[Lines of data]
## Begin

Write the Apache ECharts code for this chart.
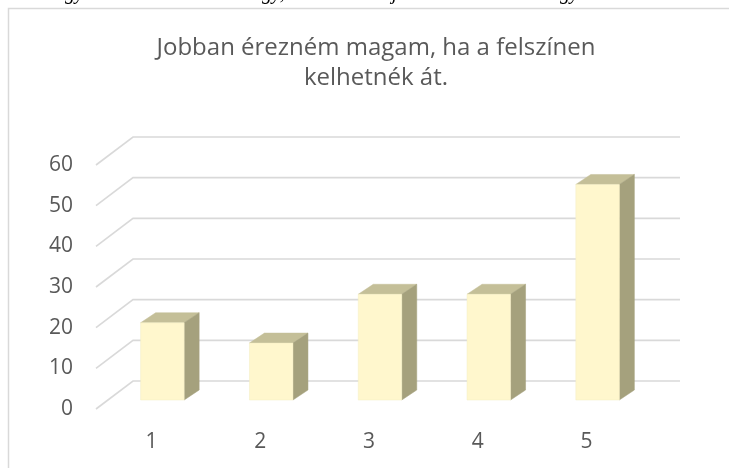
<!DOCTYPE html>
<html>
<head>
<meta charset="utf-8">
<script src="https://cdn.jsdelivr.net/npm/echarts@6/dist/echarts.min.js"></script>
<style>
  html, body { margin: 0; padding: 0; background: #fff; }
  #main { width: 729px; height: 468px; }
</style>
</head>
<body>
<div id="main"></div>
<script>
// answers on the 1..5 scale
var categories = ['1', '2', '3', '4', '5'];
var counts = [19, 14, 26, 26, 53];
var yTicks = [0, 10, 20, 30, 40, 50, 60];

var titleText = 'Jobban érezném magam, ha a felszínen\nkelhetnék át.';

// 3d look (pixels)
var backDx = 37, backDy = -28;   // front plane -> back wall
var barDx = 11, barDy = -9;      // front plane -> bar front face
var depthDx = 15, depthDy = -10; // bar thickness

var chartDom = document.getElementById('main');
var myChart = echarts.init(chartDom);

function renderWall(params, api) {
  var cs = params.coordSys;
  var p = api.coord([0, api.value(1)]);
  var x0 = cs.x - 1, y = p[1];
  return {
    type: 'polyline',
    shape: { points: [[x0, y], [x0 + backDx, y + backDy], [cs.x + cs.width + backDx + 2, y + backDy]] },
    style: { stroke: '#d9d9d9', lineWidth: 1.6, fill: null },
    silent: true
  };
}

function renderBar(params, api) {
  var i = api.value(0);
  var base = api.coord([i, 0]);
  var top = api.coord([i, api.value(1)]);
  var w = api.size([1, 0])[0] * 0.4;
  var L = base[0] + barDx - w / 2, R = L + w;
  var B = base[1] + barDy, T = top[1] + barDy;
  return {
    type: 'group',
    children: [
      { type: 'polygon', shape: { points: [[L, T], [R, T], [R + depthDx, T + depthDy], [L + depthDx, T + depthDy]] },
        style: { fill: '#c4bf98', stroke: '#c4bf98', lineWidth: 0.5 } },
      { type: 'polygon', shape: { points: [[R, T], [R + depthDx, T + depthDy], [R + depthDx, B + depthDy], [R, B]] },
        style: { fill: '#a5a17d', stroke: '#a5a17d', lineWidth: 0.5 } },
      { type: 'rect', shape: { x: L, y: T, width: w, height: B - T },
        style: { fill: '#fff7cd', stroke: '#f3ecc3', lineWidth: 0.5 } }
    ]
  };
}

var option = {
  animation: false,
  backgroundColor: '#fff',
  title: {
    text: titleText,
    left: 371,
    textAlign: 'center',
    top: 28,
    textStyle: { fontFamily: 'Open Sans', fontSize: 24, fontWeight: 'normal', color: '#595959', lineHeight: 30 }
  },
  grid: { left: 97, right: 88, top: 165, bottom: 59 },
  xAxis: {
    type: 'category',
    data: categories,
    axisLine: { show: false },
    axisTick: { show: false },
    axisLabel: { margin: 23, fontFamily: 'Open Sans', fontSize: 21, color: '#595959' }
  },
  yAxis: {
    type: 'value',
    min: 0,
    max: 60,
    interval: 10,
    splitLine: { show: false },
    axisLabel: { margin: 24, fontFamily: 'Open Sans', fontSize: 21, color: '#595959' }
  },
  graphic: [
    { type: 'rect', shape: { x: 8.5, y: 8.5, width: 740, height: 480 }, style: { fill: null, stroke: '#d9d9d9', lineWidth: 1.5 }, silent: true },
    { type: 'text', left: 55, top: -16, style: { text: 'ngy', font: 'italic 20px "Liberation Serif"', fill: '#000' } },
    { type: 'text', left: 262, top: -16, style: { text: 'gy,', font: 'italic 20px "Liberation Serif"', fill: '#000' } },
    { type: 'text', left: 392, top: -16, style: { text: 'j', font: 'italic 20px "Liberation Serif"', fill: '#000' } },
    { type: 'text', left: 560, top: -16, style: { text: 'gy', font: 'italic 20px "Liberation Serif"', fill: '#000' } }
  ],
  series: [
    {
      type: 'custom',
      renderItem: renderWall,
      data: yTicks.map(function (v) { return [0, v]; }),
      z: 1,
      silent: true
    },
    {
      type: 'custom',
      renderItem: renderBar,
      data: counts.map(function (v, i) { return [i, v]; }),
      z: 2
    }
  ]
};

option && myChart.setOption(option);
</script>
</body>
</html>
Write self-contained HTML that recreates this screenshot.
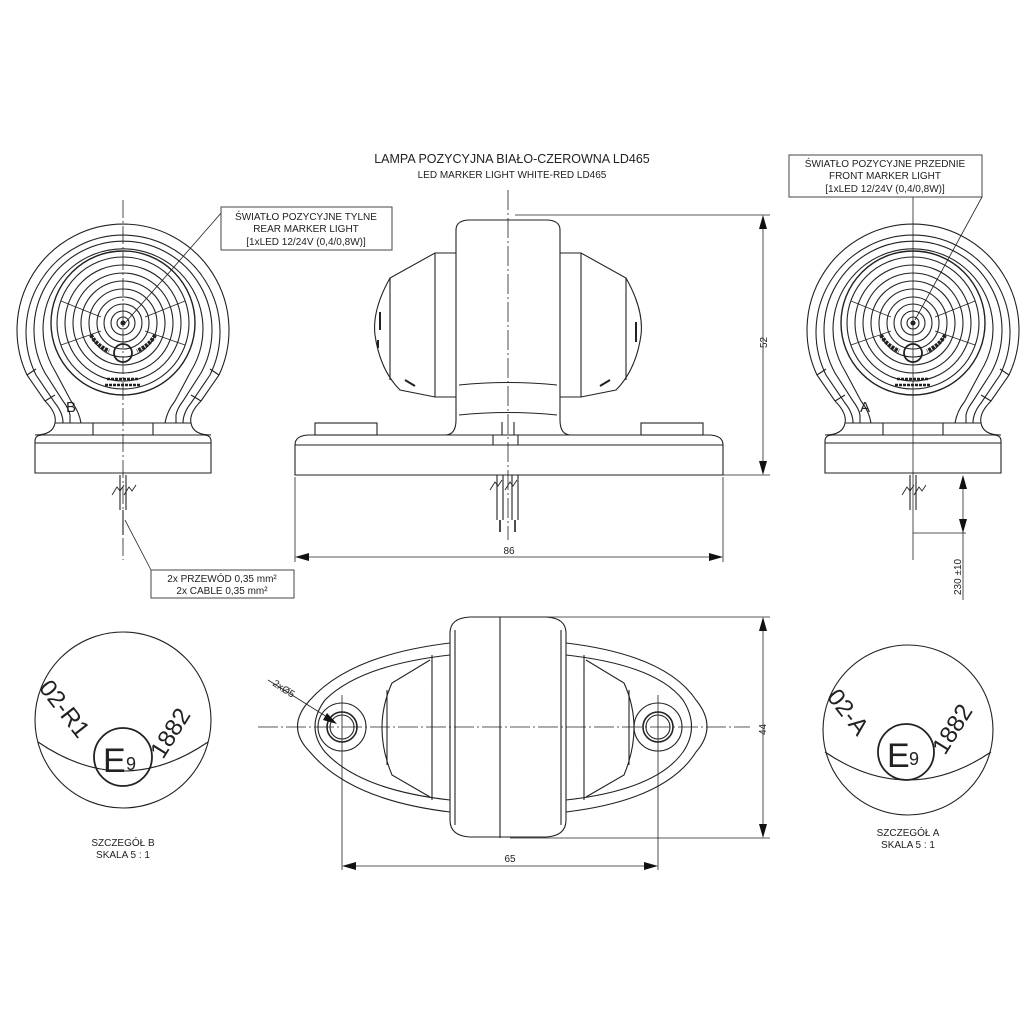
<!DOCTYPE html>
<html><head><meta charset="utf-8"><style>
html,body{margin:0;padding:0;background:#fff;}
svg{display:block;font-family:"Liberation Sans",sans-serif;}
</style></head><body>
<svg width="1024" height="1024" viewBox="0 0 1024 1024" xmlns="http://www.w3.org/2000/svg">
<defs>
<g id="side" fill="none" stroke="#222" stroke-width="1.1">
  <!-- ring and legs -->
  <path d="M-88,112 Q-70,112 -68,100 Q-66,90 -78,78 L-96,52 A106,106 0 1 1 96,52 L78,78 Q66,90 68,100 Q70,112 88,112"/>
  <path d="M-60,100 Q-60,90 -68,80 L-87,52 A97,97 0 1 1 87,52 L68,80 Q60,90 60,100"/>
  <path d="M-53,100 L-53,92 Q-54,86 -60,78 L-78,50 A89,89 0 1 1 78,50 L60,78 Q54,86 53,92 L53,100"/>
  <path d="M-42,100 Q-44,88 -52,78 L-68,48 A80,80 0 1 1 68,48 L52,78 Q44,88 42,100"/>
  <path d="M-96,52 L-87,46 M96,52 L87,46 M-78,78 L-68,72 M78,78 L68,72"/>
  <!-- lens -->
  <circle cx="0" cy="0" r="72" stroke-width="1.4"/>
  <circle cx="0" cy="0" r="66"/>
  <circle cx="0" cy="0" r="58"/>
  <circle cx="0" cy="0" r="50"/>
  <circle cx="0" cy="0" r="42"/>
  <circle cx="0" cy="0" r="34"/>
  <circle cx="0" cy="0" r="26"/>
  <circle cx="0" cy="0" r="19"/>
  <circle cx="0" cy="0" r="12"/>
  <circle cx="0" cy="0" r="6"/>
  <circle cx="0" cy="0" r="2" fill="#222"/>
  <path d="M-62,-22 L-22,-6 M62,-22 L22,-6 M-62,22 L-22,8 M62,22 L22,8" stroke-width="0.7"/>
  <circle cx="0" cy="30" r="9" stroke-width="1.8"/>
  <path d="M-32,12 q5,10 18,16 M32,12 q-5,10 -18,16" stroke-width="4" stroke-dasharray="3,1"/>
  <path d="M-16,56 h32 M-18,62 h36" stroke-width="2.5" stroke-dasharray="3,1"/>
  <!-- base -->
  <path d="M-30,100 V112 H30 V100 Z"/>
  <path d="M-68,100 H68"/>
  <path d="M-88,150 V118 Q-88,112 -80,112 H80 Q88,112 88,118 V150 Z"/>
  <path d="M-88,120 H88"/>
</g>
</defs>

<!-- title -->
<text x="512" y="163" font-size="12.5" text-anchor="middle" fill="#222">LAMPA POZYCYJNA BIAŁO-CZEROWNA LD465</text>
<text x="512" y="178" font-size="10" text-anchor="middle" fill="#222">LED MARKER LIGHT WHITE-RED LD465</text>

<!-- left side view -->
<g transform="translate(123,323)"><use href="#side"/></g>
<text x="66" y="412" font-size="15" fill="#222">B</text>
<line x1="123" y1="200" x2="123" y2="560" stroke="#222" stroke-width="0.8" stroke-dasharray="18,3,2,3"/>
<path d="M120,475 V510 M126,475 V510 M123,510 V535" stroke="#222" fill="none" stroke-width="1.1"/>
<path d="M112,495 l5,-8 l3,4 l4,-6 M124,495 l5,-8 l3,4 l4,-6" stroke="#222" fill="none" stroke-width="0.9"/>
<line x1="125" y1="520" x2="151" y2="570" stroke="#222" stroke-width="0.8"/>
<rect x="151" y="570" width="143" height="28" fill="#fff" stroke="#444" stroke-width="1"/>
<text x="222" y="582" font-size="10" text-anchor="middle" fill="#222">2x PRZEWÓD 0,35 mm²</text>
<text x="222" y="594" font-size="10" text-anchor="middle" fill="#222">2x CABLE 0,35 mm²</text>
<line x1="125" y1="323" x2="222" y2="212" stroke="#222" stroke-width="0.8"/>
<rect x="221" y="207" width="171" height="43" fill="#fff" stroke="#444" stroke-width="1"/>
<text x="306" y="220" font-size="10" text-anchor="middle" fill="#222">ŚWIATŁO POZYCYJNE TYLNE</text>
<text x="306" y="232" font-size="10" text-anchor="middle" fill="#222">REAR MARKER LIGHT</text>
<text x="306" y="245" font-size="10" text-anchor="middle" fill="#222">[1xLED 12/24V (0,4/0,8W)]</text>

<!-- right side view -->
<g transform="translate(913,323)"><use href="#side"/></g>
<text x="860" y="412" font-size="15" fill="#222">A</text>
<line x1="913" y1="190" x2="913" y2="560" stroke="#222" stroke-width="0.8"/>
<path d="M910,475 V510 M916,475 V510" stroke="#222" fill="none" stroke-width="1.1"/>
<path d="M902,495 l5,-8 l3,4 l4,-6 M914,495 l5,-8 l3,4 l4,-6" stroke="#222" fill="none" stroke-width="0.9"/>
<line x1="915" y1="320" x2="982" y2="197" stroke="#222" stroke-width="0.8"/>
<rect x="789" y="155" width="193" height="42" fill="#fff" stroke="#444" stroke-width="1"/>
<text x="885" y="167" font-size="10" text-anchor="middle" fill="#222">ŚWIATŁO POZYCYJNE PRZEDNIE</text>
<text x="885" y="179" font-size="10" text-anchor="middle" fill="#222">FRONT MARKER LIGHT</text>
<text x="885" y="192" font-size="10" text-anchor="middle" fill="#222">[1xLED 12/24V (0,4/0,8W)]</text>
<line x1="913" y1="533" x2="966" y2="533" stroke="#222" stroke-width="0.8"/>
<line x1="963" y1="478" x2="963" y2="600" stroke="#222" stroke-width="0.8"/>
<path d="M963,475 l-4,14 h8 Z M963,533 l-4,-14 h8 Z" fill="#111"/>
<text transform="translate(961,595) rotate(-90)" font-size="10" fill="#222">230 ±10</text>

<!-- front view -->
<g fill="none" stroke="#222" stroke-width="1.1">
  <path d="M456,420 V230 Q456,220 470,220 H546 Q560,220 560,230 V420"/>
  <path d="M459,385 Q508,380 557,385 M459,415 Q508,410 557,415"/>
  <path d="M456,253 H435 L390,278 Q372,310 375,335 Q380,370 400,390 L435,397 H456"/>
  <path d="M435,253 V397 M390,278 V380"/>
  <path d="M560,253 H581 L626,278 Q644,310 641,335 Q636,370 616,390 L581,397 H560"/>
  <path d="M581,253 V397 M626,278 V380"/>
  <path d="M456,420 Q456,435 445,435 M560,420 Q560,435 571,435"/>
  <rect x="315" y="423" width="62" height="12"/>
  <rect x="641" y="423" width="62" height="12"/>
  <path d="M295,475 V445 Q295,435 310,435 H708 Q723,435 723,445 V475 Z"/>
  <path d="M295,445 H723"/>
  <path d="M493,435 V445 M518,435 V445 M502,422 V435 M514,422 V435"/>
  <path d="M497,475 V520 M503,475 V520 M512,475 V520 M518,475 V520"/>
  <path d="M500,520 V532 M515,520 V532" stroke-width="1.6"/>
  <path d="M490,490 l5,-8 l3,4 l4,-6 M505,490 l5,-8 l3,4 l4,-6" stroke-width="0.9"/>
</g>
<g stroke="#222" stroke-width="2">
  <path d="M380,312 v18 M378,340 v8 M636,322 v20 M405,380 l10,6 M610,380 l-10,6"/>
</g>
<line x1="508" y1="190" x2="508" y2="540" stroke="#222" stroke-width="0.8" stroke-dasharray="20,3,2,3"/>
<line x1="515" y1="215" x2="770" y2="215" stroke="#222" stroke-width="0.8"/>
<line x1="723" y1="475" x2="770" y2="475" stroke="#222" stroke-width="0.8"/>
<line x1="763" y1="217" x2="763" y2="473" stroke="#222" stroke-width="0.8"/>
<path d="M763,215 l-4,14 h8 Z M763,475 l-4,-14 h8 Z" fill="#111"/>
<text transform="translate(767,348) rotate(-90)" font-size="10" fill="#222">52</text>
<line x1="295" y1="477" x2="295" y2="562" stroke="#222" stroke-width="0.8"/>
<line x1="723" y1="477" x2="723" y2="562" stroke="#222" stroke-width="0.8"/>
<line x1="297" y1="557" x2="721" y2="557" stroke="#222" stroke-width="0.8"/>
<path d="M295,557 l14,-4 v8 Z M723,557 l-14,-4 v8 Z" fill="#111"/>
<text x="509" y="554" font-size="10" text-anchor="middle" fill="#222">86</text>

<!-- bottom view -->
<g fill="none" stroke="#222" stroke-width="1.1">
  <path d="M450,643 Q350,655 310,700 Q285,727 310,752 Q350,800 450,812"/>
  <path d="M450,655 Q360,665 325,700 Q305,727 325,752 Q360,790 450,800"/>
  <path d="M566,643 Q666,655 696,700 Q718,727 696,752 Q666,800 566,812"/>
  <path d="M566,655 Q656,665 683,700 Q700,727 683,752 Q656,790 566,800"/>
  <path d="M432,655 V800 M430,660 L392,683 Q372,727 392,775 L430,797"/>
  <path d="M387,690 V765"/>
  <path d="M584,655 V800 M586,660 L624,683 Q644,727 624,775 L586,797"/>
  <path d="M629,690 V765"/>
  <path d="M450,633 Q450,618 470,617 H546 Q566,618 566,633 V820 Q566,836 546,837 H470 Q450,836 450,820 Z"/>
  <path d="M455,630 V825 M561,630 V825 M500,617 V838"/>
  <circle cx="342" cy="727" r="24"/>
  <circle cx="342" cy="727" r="15" stroke-width="1.6"/>
  <circle cx="342" cy="727" r="12"/>
  <circle cx="658" cy="727" r="24"/>
  <circle cx="658" cy="727" r="15" stroke-width="1.6"/>
  <circle cx="658" cy="727" r="12"/>
</g>
<line x1="258" y1="727" x2="750" y2="727" stroke="#222" stroke-width="0.8" stroke-dasharray="20,3,2,3"/>
<line x1="342" y1="695" x2="342" y2="870" stroke="#222" stroke-width="0.8"/>
<line x1="658" y1="695" x2="658" y2="870" stroke="#222" stroke-width="0.8"/>
<line x1="268" y1="680" x2="335" y2="722" stroke="#222" stroke-width="0.8"/>
<path d="M337,724 l-14,-4 l4,-7 Z" fill="#111"/>
<text transform="translate(272,685) rotate(33)" font-size="10" fill="#222">2xØ5</text>
<line x1="510" y1="617" x2="770" y2="617" stroke="#222" stroke-width="0.8"/>
<line x1="510" y1="838" x2="770" y2="838" stroke="#222" stroke-width="0.8"/>
<line x1="763" y1="619" x2="763" y2="836" stroke="#222" stroke-width="0.8"/>
<path d="M763,617 l-4,14 h8 Z M763,838 l-4,-14 h8 Z" fill="#111"/>
<text transform="translate(766,735) rotate(-90)" font-size="10" fill="#222">44</text>
<line x1="344" y1="866" x2="656" y2="866" stroke="#222" stroke-width="0.8"/>
<path d="M342,866 l14,-4 v8 Z M658,866 l-14,-4 v8 Z" fill="#111"/>
<text x="510" y="862" font-size="10" text-anchor="middle" fill="#222">65</text>

<!-- detail B -->
<g fill="none" stroke="#222" stroke-width="1.1">
  <circle cx="123" cy="720" r="88"/>
  <path d="M38,742 Q123,800 208,742"/>
  <circle cx="123" cy="757" r="29" stroke-width="1.8"/>
</g>
<text x="103" y="772" font-size="34" fill="#222">E</text>
<text x="126" y="770" font-size="18" fill="#222">9</text>
<text transform="translate(38,688) rotate(52)" font-size="24" fill="#222">02-R1</text>
<text transform="translate(163,760) rotate(-58)" font-size="24" fill="#222">1882</text>
<text x="123" y="846" font-size="10" text-anchor="middle" fill="#222">SZCZEGÓŁ B</text>
<text x="123" y="858" font-size="10" text-anchor="middle" fill="#222">SKALA 5 : 1</text>

<!-- detail A -->
<g fill="none" stroke="#222" stroke-width="1.1">
  <circle cx="908" cy="730" r="85"/>
  <path d="M825,752 Q908,808 991,752"/>
  <circle cx="906" cy="752" r="28" stroke-width="1.8"/>
</g>
<text x="887" y="767" font-size="34" fill="#222">E</text>
<text x="909" y="765" font-size="18" fill="#222">9</text>
<text transform="translate(826,697) rotate(52)" font-size="24" fill="#222">02-A</text>
<text transform="translate(945,756) rotate(-58)" font-size="24" fill="#222">1882</text>
<text x="908" y="836" font-size="10" text-anchor="middle" fill="#222">SZCZEGÓŁ A</text>
<text x="908" y="848" font-size="10" text-anchor="middle" fill="#222">SKALA 5 : 1</text>
</svg>
</body></html>
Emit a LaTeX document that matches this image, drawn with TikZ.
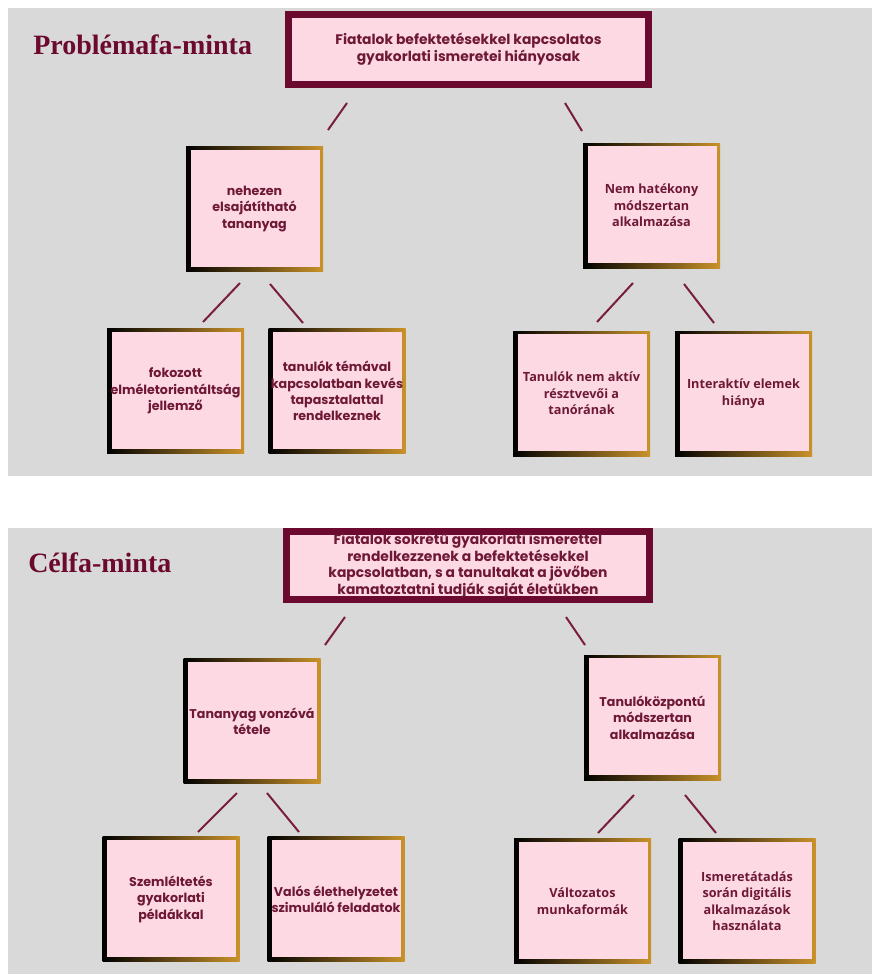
\documentclass[tikz,border=0pt]{standalone}
\usepackage{fontspec}
\setmainfont{Liberation Serif}
\newfontfamily\poppins{Poppins}
\newfontfamily\opensans{Open Sans}
\usetikzlibrary{positioning}
\definecolor{panelgray}{HTML}{D9D9D9}
\definecolor{boxpink}{HTML}{FDD9E4}
\definecolor{wine}{HTML}{6B0A2E}
\definecolor{wineline}{HTML}{7A1E3E}
\definecolor{boxtext}{HTML}{6E1836}
\definecolor{gold}{HTML}{C9922A}

\begin{document}
\begin{tikzpicture}[x=0.75pt,y=-0.75pt,
    treetitle/.style={anchor=base west, inner sep=0, text=wine, font=\fontsize{21}{25}\selectfont\bfseries},
    rootbox/.style={rectangle, draw=wine, line width=5.25pt, fill=boxpink, inner sep=0, align=center, text=boxtext},
    leafbox/.style={rectangle, minimum width=102.75pt, minimum height=93.75pt, inner sep=0, align=center, text=boxtext,
        left color=black, right color=gold,
        path picture={\fill[boxpink] ([xshift=3.4pt,yshift=3.4pt]path picture bounding box.south west) rectangle ([xshift=-2.4pt,yshift=-2.4pt]path picture bounding box.north east);}},
    pfont/.style={font=\poppins\bfseries\fontsize{9.5}{12.3}\selectfont},
    ofont/.style={font=\opensans\bfseries\fontsize{9.5}{12.3}\selectfont},
    rfont/.style={font=\poppins\bfseries\fontsize{10.4}{12.6}\selectfont},
    link/.style={draw=wineline, line width=1.5pt}
]
    \fill[white] (0,0) rectangle (872,974);
    \useasboundingbox (0,0) rectangle (872,974);

    % Panels
    \fill[panelgray] (8,8) rectangle (872,476);
    \fill[panelgray] (8,528) rectangle (872,974);

    % Problem tree
    \node[treetitle] (ptitle) at (33,55) {Problémafa-minta};
    \node[rootbox, rfont, minimum width=270pt, minimum height=52.5pt] (proot) at (468.5,49.5)
        {Fiatalok befektetésekkel kapcsolatos\\gyakorlati ismeretei hiányosak};

    \node[leafbox, pfont] (pleft) at (254.5,209) {nehezen\\elsajátítható\\tananyag};
    \node[leafbox, ofont] (pright) at (651.5,205.5) {Nem hatékony\\módszertan\\alkalmazása};

    \node[leafbox, pfont] (pll) at (175.5,391) {fokozott\\elméletorientáltság\\jellemző};
    \node[leafbox, pfont] (plr) at (337,391) {tanulók témával\\kapcsolatban kevés\\tapasztalattal\\rendelkeznek};
    \node[leafbox, ofont] (prl) at (581.5,393.5) {Tanulók nem aktív\\résztvevői a\\tanórának};
    \node[leafbox, ofont] (prr) at (743.5,393.5) {Interaktív elemek\\hiánya};

    \coordinate (pa1) at (347,103); \coordinate (pa2) at (328,130);
    \coordinate (pb1) at (565,103); \coordinate (pb2) at (582,131);
    \coordinate (pc1) at (240,283); \coordinate (pc2) at (203,322);
    \coordinate (pd1) at (270,284); \coordinate (pd2) at (303,323);
    \coordinate (pe1) at (633,283); \coordinate (pe2) at (597,322);
    \coordinate (pf1) at (684,284); \coordinate (pf2) at (714,323);
    \draw[link] (pa1) -- (pa2);
    \draw[link] (pb1) -- (pb2);
    \draw[link] (pc1) -- (pc2);
    \draw[link] (pd1) -- (pd2);
    \draw[link] (pe1) -- (pe2);
    \draw[link] (pf1) -- (pf2);

    % Goal tree
    \node[treetitle] (ctitle) at (28,572) {Célfa-minta};
    \node[rootbox, rfont, minimum width=272.25pt, minimum height=51pt] (croot) at (468,565.5)
        {Fiatalok sokrétű gyakorlati ismerettel\\rendelkezzenek a befektetésekkel\\kapcsolatban, s a tanultakat a jövőben\\kamatoztatni tudják saját életükben};

    \node[leafbox, pfont] (cleft) at (252,721) {Tananyag vonzóvá\\tétele};
    \node[leafbox, pfont] (cright) at (652.5,717.5) {Tanulóközpontú\\módszertan\\alkalmazása};

    \node[leafbox, pfont] (cll) at (171,899) {Szemléltetés\\gyakorlati\\példákkal};
    \node[leafbox, pfont] (clr) at (336,899) {Valós élethelyzetet\\szimuláló feladatok};
    \node[leafbox, ofont] (crl) at (582.5,901) {Változatos\\munkaformák};
    \node[leafbox, ofont] (crr) at (747,901) {Ismeretátadás\\során digitális\\alkalmazások\\használata};

    \coordinate (ca1) at (345,617); \coordinate (ca2) at (325,645);
    \coordinate (cb1) at (566,617); \coordinate (cb2) at (585,645);
    \coordinate (cc1) at (237,793); \coordinate (cc2) at (198,832);
    \coordinate (cd1) at (267,793); \coordinate (cd2) at (299,832);
    \coordinate (ce1) at (634,795); \coordinate (ce2) at (598,833);
    \coordinate (cf1) at (685,795); \coordinate (cf2) at (716,833);
    \draw[link] (ca1) -- (ca2);
    \draw[link] (cb1) -- (cb2);
    \draw[link] (cc1) -- (cc2);
    \draw[link] (cd1) -- (cd2);
    \draw[link] (ce1) -- (ce2);
    \draw[link] (cf1) -- (cf2);
\end{tikzpicture}
\end{document}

## End

- _REQUIREMENTS_
Your task is to reproduce the entries above word for word, from the first line through the line with "var myChart = echarts.init(chartDom);", and please leave out any pictures.

- _FULL OUTPUT_
Write the Apache ECharts code for this chart.
<!DOCTYPE html>
<html>
<head>
<meta charset="utf-8">
<script src="https://cdn.jsdelivr.net/npm/echarts@6/dist/echarts.min.js"></script>
<style>
  html, body { margin: 0; padding: 0; background: #fff; }
  #main { width: 729px; height: 468px; }
</style>
</head>
<body>
<div id="main"></div>
<script>
// answers on the 1..5 scale
var categories = ['1', '2', '3', '4', '5'];
var counts = [19, 14, 26, 26, 53];
var yTicks = [0, 10, 20, 30, 40, 50, 60];

var titleText = 'Jobban érezném magam, ha a felszínen\nkelhetnék át.';

// 3d look (pixels)
var backDx = 37, backDy = -28;   // front plane -> back wall
var barDx = 11, barDy = -9;      // front plane -> bar front face
var depthDx = 15, depthDy = -10; // bar thickness

var chartDom = document.getElementById('main');
var myChart = echarts.init(chartDom);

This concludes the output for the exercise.